Hardness results show no algorithms can surpass certain competitive ratios depending on $k$.

In the general case, no randomized algorithm can achieve better than $o(k)$ competitive ratio.

Abstract

We consider the online vector packing problem in which we have a $d$ dimensional knapsack and items $u$ with weight vectors $\mathbf{w}_u \in \mathbb{R}_+^d$ arrive online in an arbitrary order. Upon the arrival of an item, the algorithm must decide immediately whether to discard or accept the item into the knapsack. When item $u$ is accepted, $\mathbf{w}_u(i)$ units of capacity on dimension $i$ will be taken up, for each $i\in[d]$. To satisfy the knapsack constraint, an accepted item can be later disposed of with no cost, but discarded or disposed of items cannot be recovered. The objective is to maximize the utility of the accepted items $S$ at the end of the algorithm, which is given by $f(S)$ for some non-negative monotone submodular function $f$. For any small constant $\epsilon > 0$, we consider the special case that the weight of an item on every dimension is at most a $(1-\epsilon)$ fraction of the total capacity, and give a polynomial-time deterministic $O(\frac{k}{\epsilon^2})$-competitive algorithm for the problem, where $k$ is the (column) sparsity of the weight vectors. We also show several (almost) tight hardness results even when the algorithm is computationally unbounded.
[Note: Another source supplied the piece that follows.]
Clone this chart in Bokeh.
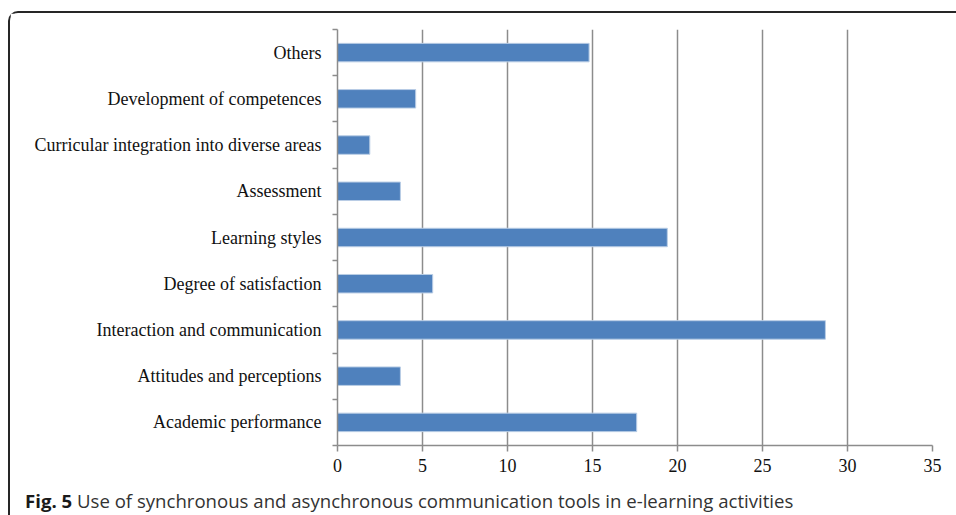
from bokeh.plotting import figure
from bokeh.models import Range1d, FixedTicker, Div
from bokeh.layouts import column
from bokeh.embed import file_html
from bokeh.resources import INLINE

categories = [
    "Academic performance",
    "Attitudes and perceptions",
    "Interaction and communication",
    "Degree of satisfaction",
    "Learning styles",
    "Assessment",
    "Curricular integration into diverse areas",
    "Development of competences",
    "Others",
]
values = [17.6, 3.7, 28.7, 5.6, 19.4, 3.7, 1.9, 4.6, 14.8]
x_ticks = [0, 5, 10, 15, 20, 25, 30, 35]
caption_bold = "Fig. 5"
caption_text = "Use of synchronous and asynchronous communication tools in e-learning activities"

n = len(categories)
centers = [i + 0.5 for i in range(n)]
bounds = list(range(n + 1))

GRID = "#8c8c8c"
SERIF = "Liberation Serif"

p = figure(
    width=946, height=472,
    x_range=Range1d(x_ticks[0], x_ticks[-1]), y_range=Range1d(0, n),
    output_backend="svg", toolbar_location=None,
    min_border_left=327, min_border_right=24, min_border_top=16, min_border_bottom=40,
)
p.outline_line_color = None
p.background_fill_color = "white"
p.border_fill_color = "white"

p.hbar(y=centers, right=values, left=0, height=0.4,
       fill_color="#4f81bd", line_color="#b9cde5", line_width=1)

# x axis
p.xaxis.ticker = FixedTicker(ticks=x_ticks)
p.xaxis.axis_line_color = GRID
p.xaxis.axis_line_width = 1.5
p.xaxis.major_tick_line_color = GRID
p.xaxis.major_tick_line_width = 1.5
p.xaxis.major_tick_out = 6
p.xaxis.major_tick_in = 0
p.xaxis.minor_tick_line_color = None
p.xaxis.major_label_standoff = 7
p.xaxis.major_label_text_font = SERIF
p.xaxis.major_label_text_font_size = "18px"
p.xaxis.major_label_text_color = "#111111"

# y axis
p.yaxis.ticker = FixedTicker(ticks=centers, minor_ticks=bounds)
p.yaxis.major_label_overrides = {c: name for c, name in zip(centers, categories)}
p.yaxis.axis_line_color = GRID
p.yaxis.axis_line_width = 1.5
p.yaxis.major_tick_out = 0
p.yaxis.major_tick_in = 0
p.yaxis.minor_tick_line_color = GRID
p.yaxis.minor_tick_line_width = 1.5
p.yaxis.minor_tick_out = 5
p.yaxis.minor_tick_in = 0
p.yaxis.major_label_standoff = 11
p.yaxis.major_label_text_font = SERIF
p.yaxis.major_label_text_font_size = "18px"
p.yaxis.major_label_text_color = "#111111"

p.xgrid.ticker = FixedTicker(ticks=x_ticks[1:])
p.xgrid.grid_line_color = GRID
p.xgrid.grid_line_width = 1.5
p.ygrid.grid_line_color = None

caption = Div(
    text=f'<b style="color:#1a1a1a">{caption_bold}</b> {caption_text}',
    width=946, height=30,
    styles={
        "font-family": "'Open Sans', sans-serif",
        "font-size": "18.6px",
        "color": "#333333",
        "padding-left": "10px",
        "white-space": "nowrap",
        "line-height": "22px",
    },
)

layout = column(
    p, caption,
    styles={
        "margin-left": "8px",
        "margin-top": "11px",
        "border-left": "2px solid #262626",
        "border-top": "2px solid #262626",
        "border-top-left-radius": "10px",
        "box-sizing": "content-box",
        "background-color": "white",
    },
)

open("out.html", "w").write(file_html(layout, INLINE))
We show that under the $\epsilon$-slack assumption, no deterministic algorithm can obtain any $o(k)$ competitive ratio, and no randomized algorithm can obtain any $o(\frac{k}{\log k})$ competitive ratio. For the general case (when $\epsilon = 0$), no randomized algorithm can obtain any $o(k)$ competitive ratio. In contrast to the $(1+\delta)$ competitive ratio achieved in Kesselheim et al. (STOC 2014) for the problem with random arrival order of items and under large capacity assumption, we show that in the arbitrary arrival order case, even when $\| \mathbf{w}_u \|_\infty$ is arbitrarily small for all items $u$, it is impossible to achieve any $o(\frac{\log k}{\log\log k})$ competitive ratio.